• _MATERIAL SUPPLIED_
•••
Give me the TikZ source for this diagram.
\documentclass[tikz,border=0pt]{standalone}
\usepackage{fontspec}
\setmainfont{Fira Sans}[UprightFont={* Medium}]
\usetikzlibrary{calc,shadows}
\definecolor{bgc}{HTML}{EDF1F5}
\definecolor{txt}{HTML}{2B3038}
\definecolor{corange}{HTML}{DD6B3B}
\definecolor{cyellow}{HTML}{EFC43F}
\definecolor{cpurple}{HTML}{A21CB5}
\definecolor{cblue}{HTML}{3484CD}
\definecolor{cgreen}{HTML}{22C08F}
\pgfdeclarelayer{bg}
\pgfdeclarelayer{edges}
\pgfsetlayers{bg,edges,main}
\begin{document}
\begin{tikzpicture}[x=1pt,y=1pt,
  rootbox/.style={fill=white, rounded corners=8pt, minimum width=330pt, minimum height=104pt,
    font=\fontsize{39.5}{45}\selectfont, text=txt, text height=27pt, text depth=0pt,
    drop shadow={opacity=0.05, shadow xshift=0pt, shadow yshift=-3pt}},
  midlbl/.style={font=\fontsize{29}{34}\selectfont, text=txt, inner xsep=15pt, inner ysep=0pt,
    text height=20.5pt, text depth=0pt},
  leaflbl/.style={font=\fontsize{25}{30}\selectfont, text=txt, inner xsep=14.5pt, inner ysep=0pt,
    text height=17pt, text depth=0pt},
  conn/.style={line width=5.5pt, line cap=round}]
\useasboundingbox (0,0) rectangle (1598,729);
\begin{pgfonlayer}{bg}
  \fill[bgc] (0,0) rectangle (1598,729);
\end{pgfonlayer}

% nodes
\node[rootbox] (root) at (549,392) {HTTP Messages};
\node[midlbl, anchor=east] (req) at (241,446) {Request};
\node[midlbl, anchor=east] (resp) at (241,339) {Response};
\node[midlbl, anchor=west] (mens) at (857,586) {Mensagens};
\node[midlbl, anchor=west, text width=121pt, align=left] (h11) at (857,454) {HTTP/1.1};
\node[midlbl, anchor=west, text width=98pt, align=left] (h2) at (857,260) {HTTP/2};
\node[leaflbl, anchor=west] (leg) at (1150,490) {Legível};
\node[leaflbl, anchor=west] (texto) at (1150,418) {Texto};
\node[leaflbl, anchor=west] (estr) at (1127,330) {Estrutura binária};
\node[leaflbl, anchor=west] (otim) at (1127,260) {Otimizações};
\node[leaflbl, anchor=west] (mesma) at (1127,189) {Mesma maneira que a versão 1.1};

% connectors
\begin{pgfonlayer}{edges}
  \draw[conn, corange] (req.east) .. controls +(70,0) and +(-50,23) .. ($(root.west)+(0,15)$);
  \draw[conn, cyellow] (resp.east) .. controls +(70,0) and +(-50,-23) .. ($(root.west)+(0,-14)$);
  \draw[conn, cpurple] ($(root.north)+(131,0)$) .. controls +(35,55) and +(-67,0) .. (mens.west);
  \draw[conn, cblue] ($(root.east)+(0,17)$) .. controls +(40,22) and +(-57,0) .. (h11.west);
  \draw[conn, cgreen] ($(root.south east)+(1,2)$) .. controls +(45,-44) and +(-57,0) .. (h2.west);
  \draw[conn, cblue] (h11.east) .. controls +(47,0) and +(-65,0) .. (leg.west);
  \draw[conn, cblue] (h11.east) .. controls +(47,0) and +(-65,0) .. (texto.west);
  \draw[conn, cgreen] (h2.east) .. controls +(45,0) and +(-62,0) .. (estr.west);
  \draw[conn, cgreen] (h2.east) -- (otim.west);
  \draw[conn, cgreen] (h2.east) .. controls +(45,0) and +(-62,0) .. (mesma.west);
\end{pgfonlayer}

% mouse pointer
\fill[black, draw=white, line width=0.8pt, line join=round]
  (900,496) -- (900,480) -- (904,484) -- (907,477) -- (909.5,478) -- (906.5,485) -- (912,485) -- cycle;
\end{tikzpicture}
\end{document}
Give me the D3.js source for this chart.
•••
• _CHALLENGE_
Return all of the data word for word.

• _OUTPUT FOR THIS EXERCISE_
Give me the TikZ source for this diagram.
\documentclass[tikz,border=0pt]{standalone}
\usepackage{fontspec}
\setmainfont{Fira Sans}[UprightFont={* Medium}]
\usetikzlibrary{calc,shadows}
\definecolor{bgc}{HTML}{EDF1F5}
\definecolor{txt}{HTML}{2B3038}
\definecolor{corange}{HTML}{DD6B3B}
\definecolor{cyellow}{HTML}{EFC43F}
\definecolor{cpurple}{HTML}{A21CB5}
\definecolor{cblue}{HTML}{3484CD}
\definecolor{cgreen}{HTML}{22C08F}
\pgfdeclarelayer{bg}
\pgfdeclarelayer{edges}
\pgfsetlayers{bg,edges,main}
\begin{document}
\begin{tikzpicture}[x=1pt,y=1pt,
  rootbox/.style={fill=white, rounded corners=8pt, minimum width=330pt, minimum height=104pt,
    font=\fontsize{39.5}{45}\selectfont, text=txt, text height=27pt, text depth=0pt,
    drop shadow={opacity=0.05, shadow xshift=0pt, shadow yshift=-3pt}},
  midlbl/.style={font=\fontsize{29}{34}\selectfont, text=txt, inner xsep=15pt, inner ysep=0pt,
    text height=20.5pt, text depth=0pt},
  leaflbl/.style={font=\fontsize{25}{30}\selectfont, text=txt, inner xsep=14.5pt, inner ysep=0pt,
    text height=17pt, text depth=0pt},
  conn/.style={line width=5.5pt, line cap=round}]
\useasboundingbox (0,0) rectangle (1598,729);
\begin{pgfonlayer}{bg}
  \fill[bgc] (0,0) rectangle (1598,729);
\end{pgfonlayer}

% nodes
\node[rootbox] (root) at (549,392) {HTTP Messages};
\node[midlbl, anchor=east] (req) at (241,446) {Request};
\node[midlbl, anchor=east] (resp) at (241,339) {Response};
\node[midlbl, anchor=west] (mens) at (857,586) {Mensagens};
\node[midlbl, anchor=west, text width=121pt, align=left] (h11) at (857,454) {HTTP/1.1};
\node[midlbl, anchor=west, text width=98pt, align=left] (h2) at (857,260) {HTTP/2};
\node[leaflbl, anchor=west] (leg) at (1150,490) {Legível};
\node[leaflbl, anchor=west] (texto) at (1150,418) {Texto};
\node[leaflbl, anchor=west] (estr) at (1127,330) {Estrutura binária};
\node[leaflbl, anchor=west] (otim) at (1127,260) {Otimizações};
\node[leaflbl, anchor=west] (mesma) at (1127,189) {Mesma maneira que a versão 1.1};

% connectors
\begin{pgfonlayer}{edges}
  \draw[conn, corange] (req.east) .. controls +(70,0) and +(-50,23) .. ($(root.west)+(0,15)$);
  \draw[conn, cyellow] (resp.east) .. controls +(70,0) and +(-50,-23) .. ($(root.west)+(0,-14)$);
  \draw[conn, cpurple] ($(root.north)+(131,0)$) .. controls +(35,55) and +(-67,0) .. (mens.west);
  \draw[conn, cblue] ($(root.east)+(0,17)$) .. controls +(40,22) and +(-57,0) .. (h11.west);
  \draw[conn, cgreen] ($(root.south east)+(1,2)$) .. controls +(45,-44) and +(-57,0) .. (h2.west);
  \draw[conn, cblue] (h11.east) .. controls +(47,0) and +(-65,0) .. (leg.west);
  \draw[conn, cblue] (h11.east) .. controls +(47,0) and +(-65,0) .. (texto.west);
  \draw[conn, cgreen] (h2.east) .. controls +(45,0) and +(-62,0) .. (estr.west);
  \draw[conn, cgreen] (h2.east) -- (otim.west);
  \draw[conn, cgreen] (h2.east) .. controls +(45,0) and +(-62,0) .. (mesma.west);
\end{pgfonlayer}

% mouse pointer
\fill[black, draw=white, line width=0.8pt, line join=round]
  (900,496) -- (900,480) -- (904,484) -- (907,477) -- (909.5,478) -- (906.5,485) -- (912,485) -- cycle;
\end{tikzpicture}
\end{document}
Give me the D3.js source for this chart.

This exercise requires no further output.